Eventually, England chased down the total in a much more calculated and less bludgeoning way than at Trent Bridge and Headingley. They were more inevitable about it and at the centre was Root.
All that said, it has been a fascinating summer in the career of Joe Root. He feels like a kid again and because he has never knowingly not looked like a kid, the youthfulness is assumed to be in his batting. The new regime yes, no captaincy also yes. Together it has brought liberation. His strike rate has always been healthy but this summer, he has been striking at 19 runs more per 100 balls.
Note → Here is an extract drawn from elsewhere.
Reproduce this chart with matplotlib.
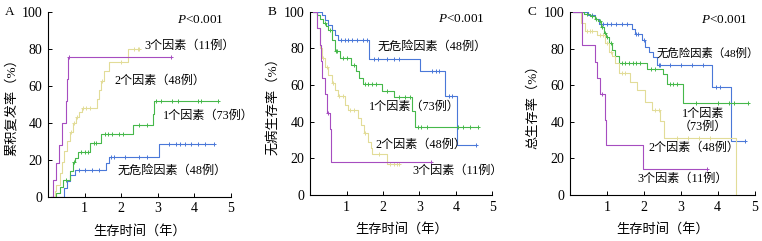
import numpy as np
import matplotlib
matplotlib.use('Agg')
import matplotlib.pyplot as plt

plt.rcParams['font.family'] = ['Liberation Serif', 'Noto Sans CJK SC']
plt.rcParams['mathtext.fontset'] = 'custom'
plt.rcParams['mathtext.it'] = 'Liberation Serif:italic'
plt.rcParams['mathtext.rm'] = 'Liberation Serif'

# colours per group
c_none = '#4a78d8'
c_one = '#46b84a'
c_two = '#e2dc98'
c_three = '#a64dc0'

groups = ['无危险因素（48例）', '1个因素（73例）', '2个因素（48例）', '3个因素（11例）']

# ---- A: cumulative recurrence (start 0) ----
A_none_t = [0.45, 0.51, 0.59, 0.75, 1.60, 1.67, 3.05]
A_none_v = [4.7, 8.3, 12, 14.6, 18, 21.5, 28.6]
A_none_end = 4.55
A_none_cens = [0.85, 1.0, 1.2, 1.4, 1.72, 1.8, 2.1, 2.5, 2.7, 3.3, 3.5, 3.6, 3.75, 3.9, 4.1, 4.3, 4.55]

A_one_t = [0.23, 0.32, 0.41, 0.60, 0.68, 0.75, 0.81, 1.15, 1.44, 2.32, 2.86, 2.91]
A_one_v = [2, 5, 9, 14, 19, 21, 24, 29, 34, 39, 45, 52]
A_one_end = 4.66
A_one_cens = [0.5, 0.72, 0.9, 1.0, 1.1, 1.25, 1.3, 1.55, 1.65, 1.75, 1.95, 2.05, 2.5, 2.7, 2.95, 3.1, 3.4, 3.55, 4.1, 4.2, 4.66]

A_two_t = [0.18, 0.23, 0.32, 0.39, 0.45, 0.51, 0.59, 0.68, 0.77, 0.86, 0.93, 1.35, 1.40, 1.44, 1.53, 1.67, 2.20]
A_two_v = [3, 6.5, 13, 19, 25, 30, 35, 40, 43, 46, 48, 53, 58, 63, 68, 73, 80]
A_two_end = 2.5
A_two_cens = [0.62, 0.7, 0.8, 0.97, 1.05, 1.15, 1.47, 2.0, 2.35, 2.45, 2.5]

A_three_t = [0.14, 0.23, 0.30, 0.39, 0.50, 0.53, 0.55]
A_three_v = [9, 18, 28, 40, 52, 64, 76]
A_three_end = 3.36
A_three_cens = [0.58, 3.36]

# ---- B: disease-free survival (start 100) ----
B_none_t = [0.32, 0.41, 0.50, 0.59, 0.68, 0.77, 1.62, 3.02, 3.70, 4.03]
B_none_v = [98, 95.6, 93, 90, 87.5, 84.4, 74.4, 67.5, 53.8, 27.5]
B_none_end = 4.55
B_none_cens = [0.85, 0.95, 1.05, 1.15, 1.3, 1.45, 1.55, 1.75, 1.85, 2.1, 2.3, 2.45, 3.35, 3.45, 3.55, 3.8, 3.9, 4.55]

B_one_t = [0.18, 0.27, 0.36, 0.43, 0.50, 0.59, 0.68, 0.81, 1.13, 1.26, 1.35, 1.44, 1.98, 2.30, 2.79, 2.88]
B_one_v = [98, 96, 94, 92, 90, 84.7, 78.7, 74.7, 71, 67.5, 63.8, 60.5, 57, 53.3, 45.6, 37]
B_one_end = 4.6
B_one_cens = [0.4, 0.55, 0.7, 0.75, 0.9, 1.0, 1.2, 1.5, 1.6, 1.7, 1.8, 2.1, 2.45, 2.6, 2.75, 2.95, 3.05, 3.2, 4.05, 4.2, 4.4, 4.6]

B_two_t = [0.18, 0.27, 0.32, 0.41, 0.50, 0.59, 0.68, 0.77, 0.95, 1.04, 1.31, 1.40, 1.49, 1.58, 1.67, 1.71, 2.12]
B_two_v = [91, 80, 75, 70, 65.6, 61, 57.5, 53.8, 49, 46.5, 42, 38, 34, 29, 25.6, 22.4, 17]
B_two_end = 2.45
B_two_cens = [0.35, 0.45, 0.62, 0.8, 0.9, 1.1, 1.2, 1.52, 1.9, 2.2, 2.3, 2.38, 2.45]

B_three_t = [0.18, 0.27, 0.30, 0.32, 0.41, 0.47, 0.54, 0.56]
B_three_v = [91, 82, 73, 64, 55, 45, 36, 18]
B_three_end = 3.32
B_three_cens = [0.5, 3.32]

# ---- C: overall survival (start 100) ----
C_none_t = [0.50, 0.68, 0.78, 1.68, 1.77, 1.95, 2.04, 2.13, 2.26, 2.35, 3.84, 4.36]
C_none_v = [98.5, 96.5, 93.5, 91, 88, 85, 81, 78.5, 75.5, 71, 59, 29.5]
C_none_end = 4.75
C_none_cens = [0.6, 0.9, 1.0, 1.1, 1.25, 1.4, 1.55, 1.8, 1.85, 2.0, 2.4, 2.45, 2.7, 3.0, 3.3, 3.6, 3.95, 4.05, 4.75]

C_one_t = [0.37, 0.55, 0.68, 0.77, 0.84, 0.91, 0.98, 1.05, 1.14, 1.23, 1.32, 2.08, 2.53, 2.62, 3.07]
C_one_v = [99, 98, 96.5, 95, 92, 88.5, 86.5, 83, 79.5, 76, 72.5, 69, 66, 61, 50.4]
C_one_end = 4.82
C_one_cens = [0.45, 0.6, 0.7, 0.8, 0.88, 0.95, 1.0, 1.1, 1.4, 1.5, 1.6, 1.7, 1.8, 1.9, 2.2, 2.3, 2.7, 2.8, 2.9, 3.4, 4.0, 4.3, 4.45, 4.82]

C_two_t = [0.30, 0.40, 0.73, 0.95, 1.05, 1.14, 1.23, 1.32, 1.63, 1.81, 2.04, 2.22, 2.44, 2.55, 4.49]
C_two_v = [94, 90, 87.5, 83, 78.5, 76, 72, 66.7, 62, 57.6, 51, 46.7, 40.5, 31, 0]
C_two_end = 4.49
C_two_cens = [0.45, 0.55, 0.6, 0.8, 0.9, 1.0, 1.1, 1.4, 1.5, 2.3, 2.4, 2.9, 3.2, 3.5, 3.8]

C_three_t = [0.33, 0.68, 0.72, 0.80, 0.95, 0.98, 1.97]
C_three_v = [82, 73, 64, 55, 41, 27.5, 14]
C_three_end = 3.7
C_three_cens = [0.86, 3.7]

panels = [
    dict(letter='A', ylabel='累积复发率（%）', v0=0,
         curves=[(A_none_t, A_none_v, A_none_end, A_none_cens, c_none),
                 (A_one_t, A_one_v, A_one_end, A_one_cens, c_one),
                 (A_two_t, A_two_v, A_two_end, A_two_cens, c_two),
                 (A_three_t, A_three_v, A_three_end, A_three_cens, c_three)],
         labels=[(1.89, 14, groups[0], 'left', 8.7), (3.15, 44, groups[1], 'left', 8.7),
                 (1.82, 63, groups[2], 'left', 8.7), (2.65, 82, groups[3], 'left', 8.7)],
         pos=[0.063, 0.184, 0.2398, 0.765]),
    dict(letter='B', ylabel='无病生存率（%）', v0=100,
         curves=[(B_none_t, B_none_v, B_none_end, B_none_cens, c_none),
                 (B_one_t, B_one_v, B_one_end, B_one_cens, c_one),
                 (B_two_t, B_two_v, B_two_end, B_two_cens, c_two),
                 (B_three_t, B_three_v, B_three_end, B_three_cens, c_three)],
         labels=[(1.86, 81, groups[0], 'left', 8.7), (1.62, 48, groups[1], 'left', 8.7),
                 (1.80, 27.5, groups[2], 'left', 8.7), (2.81, 13, groups[3], 'left', 8.7)],
         pos=[0.407, 0.191, 0.239, 0.76]),
    dict(letter='C', ylabel='总生存率（%）', v0=100,
         curves=[(C_none_t, C_none_v, C_none_end, C_none_cens, c_none),
                 (C_one_t, C_one_v, C_one_end, C_one_cens, c_one),
                 (C_two_t, C_two_v, C_two_end, C_two_cens, c_two),
                 (C_three_t, C_three_v, C_three_end, C_three_cens, c_three)],
         labels=[(2.33, 77.5, groups[0], 'left', 8.2), (3.6, 41, '1个因素\n（73例）', 'center', 8.7),
                 (2.13, 26, groups[2], 'left', 8.7), (1.82, 9, groups[3], 'left', 8.7)],
         pos=[0.748, 0.191, 0.2424, 0.758]),
]

fig = plt.figure(figsize=(7.62, 2.41), dpi=100)

for p in panels:
    ax = fig.add_axes(p['pos'])
    for t, v, end, cens, col in p['curves']:
        xs = np.array([0.08] + t + [end])
        lev = np.array([p['v0']] + v)
        ys = np.append(lev, lev[-1])
        ax.step(xs, ys, where='post', color=col, lw=0.8)
        idx = np.searchsorted(np.array(t), cens, side='right')
        ax.plot(cens, lev[idx], '+', color=col, ms=3, mew=0.7, ls='none')
    for x, y, s, ha, fs in p['labels']:
        ax.text(x, y, s, fontsize=fs, ha=ha, va='center', clip_on=False,
                multialignment='center', linespacing=1.1)
    ax.text(4.8, 96, '$P$<0.001', fontsize=9.5, ha='right', va='center')
    ax.set_xlim(0, 5)
    ax.set_ylim(0, 100)
    ax.set_xticks([1, 2, 3, 4, 5])
    ax.set_yticks([0, 20, 40, 60, 80, 100])
    ax.tick_params(direction='in', length=3, width=0.7, labelsize=10, pad=4)
    ax.spines['top'].set_visible(False)
    ax.spines['right'].set_visible(False)
    for s in ['left', 'bottom']:
        ax.spines[s].set_linewidth(0.8)
    ax.set_ylabel(p['ylabel'], fontsize=9.5, labelpad=3)
    ax.set_xlabel('生存时间（年）', fontsize=9.5, labelpad=7)
    bb = p['pos']
    fig.text(bb[0] - 0.056, 0.975, p['letter'], fontsize=9.5, ha='left', va='top')

fig.savefig('out.png', dpi=100)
Also, perhaps, self-discovery. At Trent Bridge, he played shots that are unusual for him in Tests and urged a rewriting of the coaching manual. After Edgbaston, he half-joked he was caught between the grounding of the old Yorkshire way of orthodox batting and the entreaties of his captain to be a rock star. But he has clearly been re-thinking, or rather re-assessing, more seriously the contours of Test batting.
"It's scripted out how you need to play in Test cricket," he said when asked about dealing with the stifling orthodoxy around the format. "Sometimes being unpredictable is very difficult to bowl at. Sometimes the gaps are bigger, and you know where the ball is going to be because of generally how sides bowl for long periods of time. There have been occasions this summer I might have played some unusual shots. But they've felt like pretty low-risk options in the moment."
It's not as if no one has ever come upon this truth before. Virender Sehwag, as just one, understood this from the moment he started playing. In Root's case, it could even be argued he has returned to it, given his once burgeoning white-ball game. Remember that, unlike his great contemporaries, he rarely gets to exhibit his (still considerable) white-ball skills anymore.
He has played seven ODI innings since becoming a world champion three years ago; he hasn't played a T20 outside the Blast in over three years. The absence has steadily dimmed the cachet and robbed him of a global, all-format sheen (while, by contrast, Steven Smith and Kane Williamson faced off in the last T20 World Cup final). If nothing else, this summer has been a righting of that.